-- Begin --

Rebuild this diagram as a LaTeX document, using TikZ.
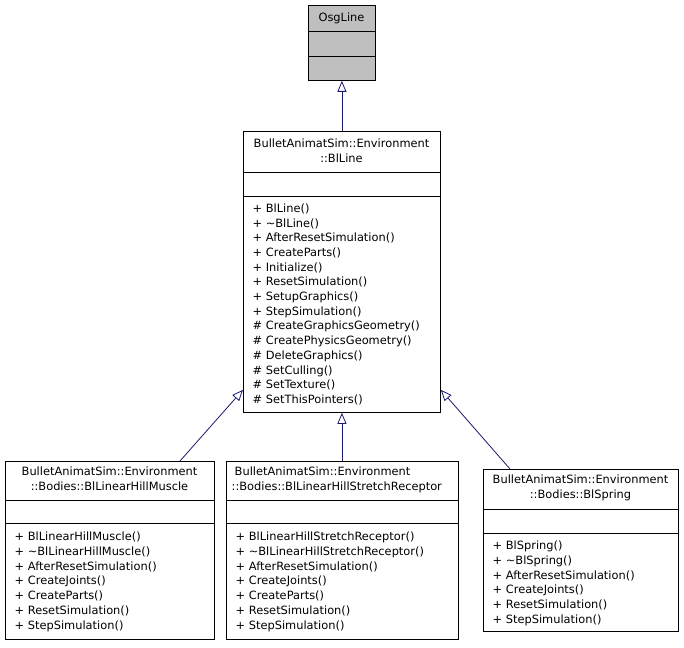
\documentclass[tikz,border=0pt]{standalone}
\usepackage{fontspec}
\setmainfont{DejaVu Sans}
\usetikzlibrary{arrows.meta,calc}
\definecolor{navy}{HTML}{191970}
\definecolor{boxgray}{HTML}{BFBFBF}
\tikzset{
  cls/.style={draw=black, line width=0.8pt, inner sep=0pt, anchor=north west},
  txt/.style={inner sep=0pt, font=\fontsize{11.4}{14.7}\selectfont},
  ctitle/.style={txt, align=center},
  members/.style={txt, align=left, anchor=north west},
  inh/.style={draw=navy, line width=0.8pt, -{Triangle[open, length=11pt, width=9pt]}}
}
\begin{document}
\begin{tikzpicture}[x=1pt,y=-1pt]
\useasboundingbox (0,0) rectangle (684,647);

% OsgLine
\node[cls, fill=boxgray, minimum width=67pt, minimum height=75pt] (osg) at (308,5) {};
\draw (osg.west |- 0,31) -- (osg.east |- 0,31);
\draw (osg.west |- 0,56) -- (osg.east |- 0,56);
\node[ctitle] (osgt) at (341.5,18) {OsgLine};

% BlLine
\node[cls, fill=white, minimum width=197pt, minimum height=281pt] (blline) at (243,131) {};
\draw (blline.west |- 0,172) -- (blline.east |- 0,172);
\draw (blline.west |- 0,196) -- (blline.east |- 0,196);
\node[ctitle] (bllinet) at (341.5,150.5) {BulletAnimatSim::Environment\\::BlLine};
\node[members] (bllinem) at (252.5,203.5) {+ BlLine()\\+ \textasciitilde BlLine()\\+ AfterResetSimulation()\\+ CreateParts()\\+ Initialize()\\+ ResetSimulation()\\+ SetupGraphics()\\+ StepSimulation()\\\# CreateGraphicsGeometry()\\\# CreatePhysicsGeometry()\\\# DeleteGraphics()\\\# SetCulling()\\\# SetTexture()\\\# SetThisPointers()};

% BlLinearHillMuscle
\node[cls, fill=white, minimum width=209pt, minimum height=178pt] (muscle) at (5,461) {};
\draw (muscle.west |- 0,500) -- (muscle.east |- 0,500);
\draw (muscle.west |- 0,523) -- (muscle.east |- 0,523);
\node[ctitle] (musclet) at (109.5,478.5) {BulletAnimatSim::Environment\\::Bodies::BlLinearHillMuscle};
\node[members] (musclem) at (14.5,532) {+ BlLinearHillMuscle()\\+ \textasciitilde BlLinearHillMuscle()\\+ AfterResetSimulation()\\+ CreateJoints()\\+ CreateParts()\\+ ResetSimulation()\\+ StepSimulation()};

% BlLinearHillStretchReceptor
\node[cls, fill=white, minimum width=232pt, minimum height=178pt] (stretch) at (226,461) {};
\draw (stretch.west |- 0,500) -- (stretch.east |- 0,500);
\draw (stretch.west |- 0,523) -- (stretch.east |- 0,523);
\node[txt, align=left, anchor=north west] (stretcht) at (231.5,467) {\hspace*{3pt}BulletAnimatSim::Environment\\::Bodies::BlLinearHillStretchReceptor};
\node[members] (stretchm) at (235.5,532) {+ BlLinearHillStretchReceptor()\\+ \textasciitilde BlLinearHillStretchReceptor()\\+ AfterResetSimulation()\\+ CreateJoints()\\+ CreateParts()\\+ ResetSimulation()\\+ StepSimulation()};

% BlSpring
\node[cls, fill=white, minimum width=195pt, minimum height=162pt] (spring) at (483,469) {};
\draw (spring.west |- 0,509) -- (spring.east |- 0,509);
\draw (spring.west |- 0,533) -- (spring.east |- 0,533);
\node[ctitle] (springt) at (580.5,487.5) {BulletAnimatSim::Environment\\::Bodies::BlSpring};
\node[members] (springm) at (492.5,541) {+ BlSpring()\\+ \textasciitilde BlSpring()\\+ AfterResetSimulation()\\+ CreateJoints()\\+ ResetSimulation()\\+ StepSimulation()};

% inheritance
\draw[inh] (blline.north) -- (osg.south);
\draw[inh] (stretch.north -| blline.south) -- (blline.south);
\draw[inh] ($(muscle.north west)+(175,0)$) -- ($(blline.south west)+(0,-23)$);
\draw[inh] ($(spring.north west)+(27,0)$) -- ($(blline.south east)+(0,-23)$);
\end{tikzpicture}
\end{document}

-- End --

- [Your objective]:
Pictures stay out. Print the data exactly, from its first line through the line containing "(bllinem) at (252.5,203.5)".

- [Written response]:
Rebuild this diagram as a LaTeX document, using TikZ.
\documentclass[tikz,border=0pt]{standalone}
\usepackage{fontspec}
\setmainfont{DejaVu Sans}
\usetikzlibrary{arrows.meta,calc}
\definecolor{navy}{HTML}{191970}
\definecolor{boxgray}{HTML}{BFBFBF}
\tikzset{
  cls/.style={draw=black, line width=0.8pt, inner sep=0pt, anchor=north west},
  txt/.style={inner sep=0pt, font=\fontsize{11.4}{14.7}\selectfont},
  ctitle/.style={txt, align=center},
  members/.style={txt, align=left, anchor=north west},
  inh/.style={draw=navy, line width=0.8pt, -{Triangle[open, length=11pt, width=9pt]}}
}
\begin{document}
\begin{tikzpicture}[x=1pt,y=-1pt]
\useasboundingbox (0,0) rectangle (684,647);

% OsgLine
\node[cls, fill=boxgray, minimum width=67pt, minimum height=75pt] (osg) at (308,5) {};
\draw (osg.west |- 0,31) -- (osg.east |- 0,31);
\draw (osg.west |- 0,56) -- (osg.east |- 0,56);
\node[ctitle] (osgt) at (341.5,18) {OsgLine};

% BlLine
\node[cls, fill=white, minimum width=197pt, minimum height=281pt] (blline) at (243,131) {};
\draw (blline.west |- 0,172) -- (blline.east |- 0,172);
\draw (blline.west |- 0,196) -- (blline.east |- 0,196);
\node[ctitle] (bllinet) at (341.5,150.5) {BulletAnimatSim::Environment\\::BlLine};
\node[members] (bllinem) at (252.5,203.5) {+ BlLine()\\+ \textasciitilde BlLine()\\+ AfterResetSimulation()\\+ CreateParts()\\+ Initialize()\\+ ResetSimulation()\\+ SetupGraphics()\\+ StepSimulation()\\\# CreateGraphicsGeometry()\\\# CreatePhysicsGeometry()\\\# DeleteGraphics()\\\# SetCulling()\\\# SetTexture()\\\# SetThisPointers()};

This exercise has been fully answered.